While Picasso's Minotaur is drawn from classical mythology, and possesses a terrifying aspect that stems from both its appearance and the legend surrounding it, Chagall's rooster has far more humble origins and its familiar domesticated character inspires more congeniality than awe. "The fowlyard, too, has its place in Chagall's recollections of his childhood. That is why poultry are always part of the Russian scenes painted during his first Paris period. In the twenties impressions of French farmyards and work on [La Fontaine's] Fables lend the motif a new topicality" (F. Meyer, Marc Chagall, New York, 1964, p. 381).
Chagall had previously identified more closely with four-legged farm animals, such as the donkey or the goat, but by the late 1920s the rooster had assumed a dominant position in Chagall's bestiary. "As a symbol, the cock has an entirely different and far stranger nature than the quadrupeds, which, despite their four feet, are more closely related to man. For thousands of years it has played a part in religious rites as the embodiment of the forces of sun and fire. This symbolic meaning still lingers on in Chagall's work, where the cock represents elementary spiritual power" (ibid., pp. 380-381).

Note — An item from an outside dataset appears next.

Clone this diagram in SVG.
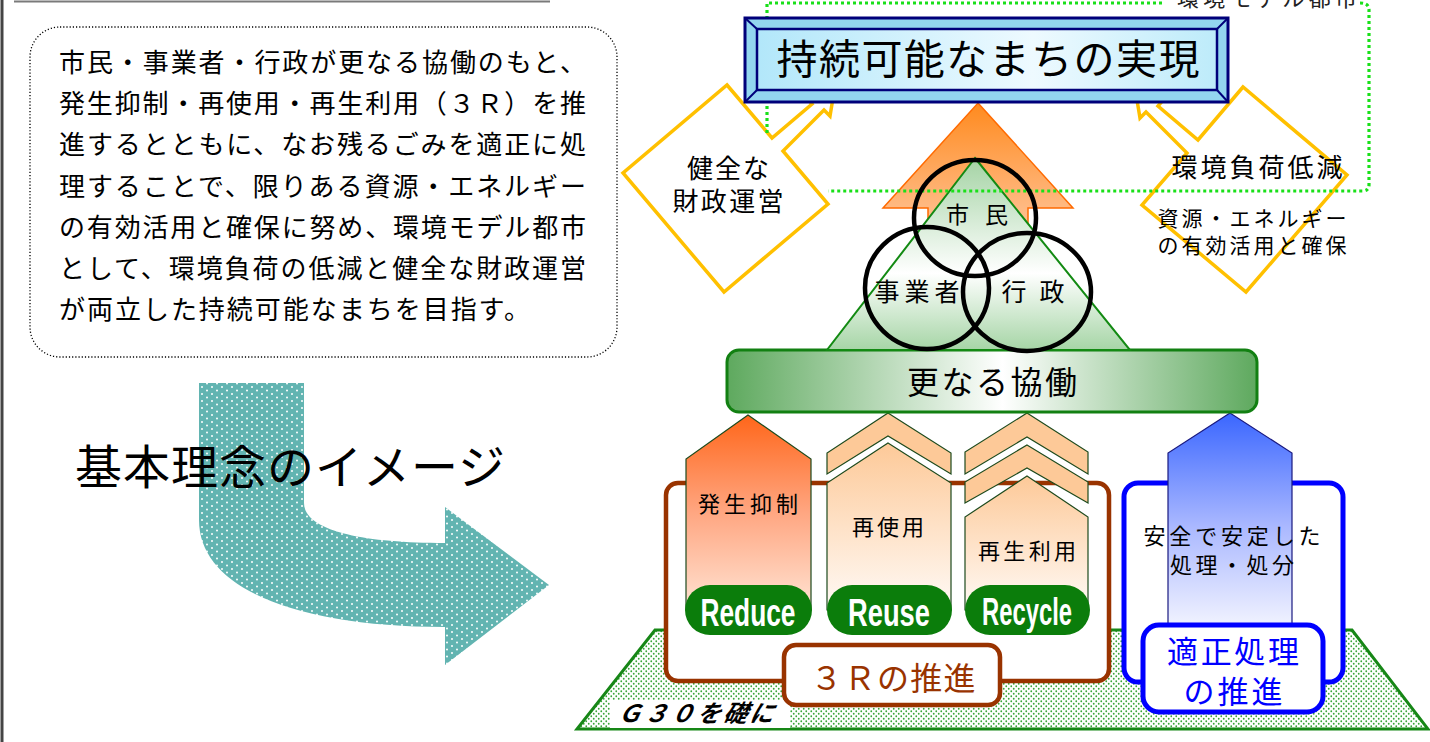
<svg xmlns="http://www.w3.org/2000/svg" width="1430" height="742" viewBox="0 0 1430 742">
  <style>
    .jp { font-family: "Noto Sans CJK JP", "Noto Sans CJK SC", sans-serif; fill: #000; }
    .mid { text-anchor: middle; }
    .en { font-family: "Liberation Sans", Arial, sans-serif; font-weight: bold; fill: #fff; text-anchor: middle; }
    .diamond { fill: #fff; stroke: #ffc000; stroke-width: 3.5; stroke-linejoin: miter; }
    .pill { fill: #0b7d0b; }
    .arrowOut { stroke: #1d4a1d; stroke-width: 1.2; }
    .chev { fill: #fdc998; stroke: #1d4a1d; stroke-width: 1.2; }
    .circ { fill: none; stroke: #000; stroke-width: 4.5; }
    .dotline { fill: none; stroke: #19e019; stroke-width: 3.2; stroke-dasharray: 3 3; }
    .navy { stroke: #00007a; }
  </style>
  <defs>
    <pattern id="tealDots" width="10" height="7" patternUnits="userSpaceOnUse">
      <rect width="10" height="7" fill="#62b4b1"/>
      <circle cx="2" cy="2" r="1" fill="#fff"/>
      <circle cx="7" cy="5.5" r="1" fill="#fff"/>
    </pattern>
    <pattern id="greenDots" width="5" height="5" patternUnits="userSpaceOnUse">
      <rect width="5" height="5" fill="#fff"/>
      <circle cx="1.25" cy="1.25" r="0.9" fill="#3aa53a"/>
      <circle cx="3.75" cy="3.75" r="0.9" fill="#3aa53a"/>
    </pattern>
    <linearGradient id="titleFace" x1="0" y1="0" x2="1" y2="0">
      <stop offset="0" stop-color="#b2e7fa"/>
      <stop offset="0.6" stop-color="#eefaff"/>
      <stop offset="1" stop-color="#bdebfa"/>
    </linearGradient>
    <linearGradient id="orangeUp" x1="0" y1="0" x2="0" y2="1">
      <stop offset="0" stop-color="#ff8a1e"/>
      <stop offset="1" stop-color="#ffd2b6"/>
    </linearGradient>
    <linearGradient id="greenTri" x1="0" y1="0" x2="0" y2="1">
      <stop offset="0" stop-color="#a4d3a4"/>
      <stop offset="0.6" stop-color="#ffffff"/>
      <stop offset="1" stop-color="#a6d5a6"/>
    </linearGradient>
    <linearGradient id="barGrad" x1="0" y1="0" x2="1" y2="0">
      <stop offset="0" stop-color="#5ea95e"/>
      <stop offset="0.52" stop-color="#ffffff"/>
      <stop offset="1" stop-color="#5ea95e"/>
    </linearGradient>
    <linearGradient id="reduceGrad" x1="0" y1="0" x2="0" y2="1">
      <stop offset="0" stop-color="#ff661a"/>
      <stop offset="0.5" stop-color="#ffa681"/>
      <stop offset="1" stop-color="#ffe4d4"/>
    </linearGradient>
    <linearGradient id="peachGrad" x1="0" y1="0" x2="0" y2="1">
      <stop offset="0" stop-color="#fdc998"/>
      <stop offset="1" stop-color="#fffaf6"/>
    </linearGradient>
    <linearGradient id="blueGrad" x1="0" y1="0" x2="0" y2="1">
      <stop offset="0" stop-color="#3a66ff"/>
      <stop offset="0.5" stop-color="#aab8ff"/>
      <stop offset="1" stop-color="#fbfbff"/>
    </linearGradient>
  </defs>

  <rect width="1430" height="742" fill="#fff"/>

  <!-- page frame -->
  <line x1="2" y1="0" x2="2" y2="742" stroke="#444" stroke-width="3"/>
  <line x1="14" y1="1.5" x2="550" y2="1.5" stroke="#7a7a7a" stroke-width="2"/>

  <!-- statement of the basic principle -->
  <g id="principle-text">
    <rect x="30" y="27" width="587" height="330" rx="30" fill="none" stroke="#000" stroke-width="1.3" stroke-dasharray="1.2 2"/>
    <g class="jp" font-size="26">
      <text x="59" y="72" textLength="527">市民・事業者・行政が更なる協働のもと、</text>
      <text x="59" y="113" textLength="527">発生抑制・再使用・再生利用（３Ｒ）を推</text>
      <text x="59" y="154" textLength="527">進するとともに、なお残るごみを適正に処</text>
      <text x="59" y="196" textLength="527">理することで、限りある資源・エネルギー</text>
      <text x="59" y="237" textLength="527">の有効活用と確保に努め、環境モデル都市</text>
      <text x="59" y="278" textLength="527">として、環境負荷の低減と健全な財政運営</text>
      <text x="59" y="319" textLength="471">が両立した持続可能なまちを目指す。</text>
    </g>
  </g>

  <!-- bent arrow with heading -->
  <g id="image-arrow">
    <path d="M199,383 H304 V503 C304,530 360,543 445,543 V507 L549,585 L445,665 V627 C300,627 199,590 199,520 Z" fill="url(#tealDots)"/>
    <text class="jp" x="75" y="484" font-size="47" textLength="430">基本理念のイメージ</text>
  </g>

  <!-- ground: G30 foundation -->
  <g id="ground">
    <polygon points="655,630 1352,630 1428,729 577,729" fill="url(#greenDots)" stroke="#178717" stroke-width="3" stroke-linejoin="miter"/>
    <rect x="610" y="700" width="180" height="28" fill="#fff"/>
    <text class="jp mid" x="695" y="722" font-size="24" font-weight="bold" font-style="italic" textLength="156" transform="skewX(-12) translate(153,0)">Ｇ３０を礎に</text>
  </g>

  <!-- 3R promotion frame -->
  <g id="promote-3r">
    <rect x="666" y="483" width="443" height="198" rx="12" fill="#fff" stroke="#993300" stroke-width="4.5"/>
  </g>

  <!-- proper disposal frame -->
  <g id="proper-disposal-frame">
    <rect x="1124" y="483" width="219" height="199" rx="14" fill="#fff" stroke="#0000ff" stroke-width="5"/>
  </g>

  <!-- Reduce -->
  <g id="reduce">
    <polygon class="arrowOut" points="748,415 811,459 811,610 686,610 686,459" fill="url(#reduceGrad)"/>
    <text class="jp mid" x="748" y="512" font-size="22" textLength="100">発生抑制</text>
    <rect class="pill" x="685" y="585" width="127" height="50" rx="25"/>
    <text class="en" x="748" y="626" font-size="38" textLength="95" lengthAdjust="spacingAndGlyphs">Reduce</text>
  </g>

  <!-- Reuse -->
  <g id="reuse">
    <polygon class="chev" points="888,413 951,453 951,474 888,436 827,474 827,453"/>
    <polygon class="arrowOut" points="888,443 951,483 951,610 827,610 827,483" fill="url(#peachGrad)"/>
    <text class="jp mid" x="888" y="535" font-size="22" textLength="72">再使用</text>
    <rect class="pill" x="827" y="585" width="125" height="50" rx="25"/>
    <text class="en" x="889" y="626" font-size="38" textLength="82" lengthAdjust="spacingAndGlyphs">Reuse</text>
  </g>

  <!-- Recycle -->
  <g id="recycle">
    <polygon class="chev" points="1027,413 1088,452 1088,474 1027,437 965,474 965,452"/>
    <polygon class="chev" points="1027,445 1088,482 1088,503 1027,468 965,503 965,482"/>
    <polygon class="arrowOut" points="1027,476 1088,517 1088,610 965,610 965,517" fill="url(#peachGrad)"/>
    <text class="jp mid" x="1027" y="559" font-size="22" textLength="98">再生利用</text>
    <rect class="pill" x="965" y="585" width="125" height="50" rx="25"/>
    <text class="en" x="1027" y="625" font-size="38" textLength="90" lengthAdjust="spacingAndGlyphs">Recycle</text>
  </g>

  <!-- 3R label -->
  <g id="label-3r">
    <rect x="784" y="645" width="216" height="60" rx="12" fill="#fff" stroke="#993300" stroke-width="4.5"/>
    <text class="jp mid" x="893" y="690" font-size="32" textLength="165" style="fill:#993300">３Ｒの推進</text>
  </g>

  <!-- safe and stable disposal -->
  <g id="safe-disposal">
    <polygon points="1230,413 1292,453 1292,640 1168,640 1168,453" fill="url(#blueGrad)" stroke="#1a1a80" stroke-width="1.2"/>
    <text class="jp mid" x="1232" y="544" font-size="22" textLength="177">安全で安定した</text>
    <text class="jp mid" x="1232" y="573" font-size="22" textLength="124">処理・処分</text>
  </g>

  <!-- proper disposal label -->
  <g id="label-disposal">
    <rect x="1143" y="625" width="180" height="87" rx="16" fill="#fff" stroke="#0000ff" stroke-width="5"/>
    <text class="jp mid" x="1233" y="663" font-size="31" textLength="132" style="fill:#0000ff">適正処理</text>
    <text class="jp mid" x="1233" y="703" font-size="31" textLength="99" style="fill:#0000ff">の推進</text>
  </g>

  <!-- collaboration bar -->
  <g id="collaboration">
    <rect x="727" y="350" width="530" height="62" rx="12" fill="url(#barGrad)" stroke="#128012" stroke-width="3"/>
    <text class="jp mid" x="992" y="394" font-size="32" textLength="170">更なる協働</text>
  </g>

  <!-- upward arrow behind the actors -->
  <g id="upward-arrow">
    <polygon points="978,103 1073,208 1028,208 1028,262 928,262 928,208 883,208" fill="url(#orangeUp)" stroke="#ff6a00" stroke-width="1.5"/>
  </g>

  <!-- actors triangle -->
  <g id="actors-triangle">
    <polygon points="975,158 1130,350 827,350" fill="url(#greenTri)" stroke="#138a13" stroke-width="2"/>
  </g>

  <!-- sound finances -->
  <g id="sound-finance">
    <path class="diamond" d="M727,85 L772,138 L812,104 L806,97 L834,92 L830,116 L824,110 L783,151 L828,204 L724,292 L623,173 Z"/>
    <text class="jp mid" x="728" y="178" font-size="26" textLength="82">健全な</text>
    <text class="jp mid" x="728" y="211" font-size="26" textLength="111">財政運営</text>
  </g>

  <!-- reduced environmental load -->
  <g id="env-load">
    <path class="diamond" d="M1243,87 L1198,140 L1158,106 L1164,99 L1136,94 L1140,118 L1146,112 L1187,153 L1142,205 L1246,292 L1347,175 Z"/>
    <text class="jp mid" x="1257" y="177" font-size="26" textLength="171">環境負荷低減</text>
    <text class="jp mid" x="1252" y="226" font-size="21" textLength="189">資源・エネルギー</text>
    <text class="jp mid" x="1252" y="253" font-size="21" textLength="189">の有効活用と確保</text>
  </g>

  <!-- connectors -->
  <g id="connectors">
    <path class="dotline" d="M767,133 V3 H1163 M1360,3 Q1369,3 1369,10 V185 Q1369,191 1362,191 H828"/>
    <text class="jp mid" x="1267" y="6" font-size="22" textLength="180" style="fill:#222">環境モデル都市</text>
  </g>

  <!-- goal -->
  <g id="goal">
    <rect x="745" y="18" width="483" height="84" fill="#93d6ef" stroke="#00007a" stroke-width="3"/>
    <line class="navy" x1="745" y1="18" x2="757" y2="29" stroke-width="2"/>
    <line class="navy" x1="1228" y1="18" x2="1217" y2="29" stroke-width="2"/>
    <line class="navy" x1="745" y1="102" x2="757" y2="90" stroke-width="2"/>
    <line class="navy" x1="1228" y1="102" x2="1217" y2="90" stroke-width="2"/>
    <rect x="757" y="29" width="460" height="61" fill="url(#titleFace)" stroke="#00007a" stroke-width="2.5"/>
    <text class="jp mid" x="988" y="74" font-size="41" textLength="423">持続可能なまちの実現</text>
  </g>

  <!-- citizens, businesses, government -->
  <g id="citizens">
    <ellipse class="circ" cx="975" cy="218" rx="61" ry="58"/>
    <text class="jp mid" x="977" y="223" font-size="23" textLength="62">市 民</text>
  </g>
  <g id="businesses">
    <ellipse class="circ" cx="927" cy="288" rx="62" ry="61"/>
    <text class="jp mid" x="917" y="301" font-size="25" textLength="85">事業者</text>
  </g>
  <g id="government">
    <ellipse class="circ" cx="1027" cy="292" rx="64" ry="59"/>
    <text class="jp mid" x="1033" y="301" font-size="25" textLength="63">行 政</text>
  </g>
</svg>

In Le coq rouge et le peintre Chagall is represented not only as the central figure of the oversized rooster but also as the artist at his easel, painting a lively bouquet of flowers. His fantastical imagery is set against a vibrant blue midnight sky, further demonstrating that while Chagall had always considered himself primarily a colorist, but it was not until the later stages of his life that his color achieved its full radiance and plentitude in his work.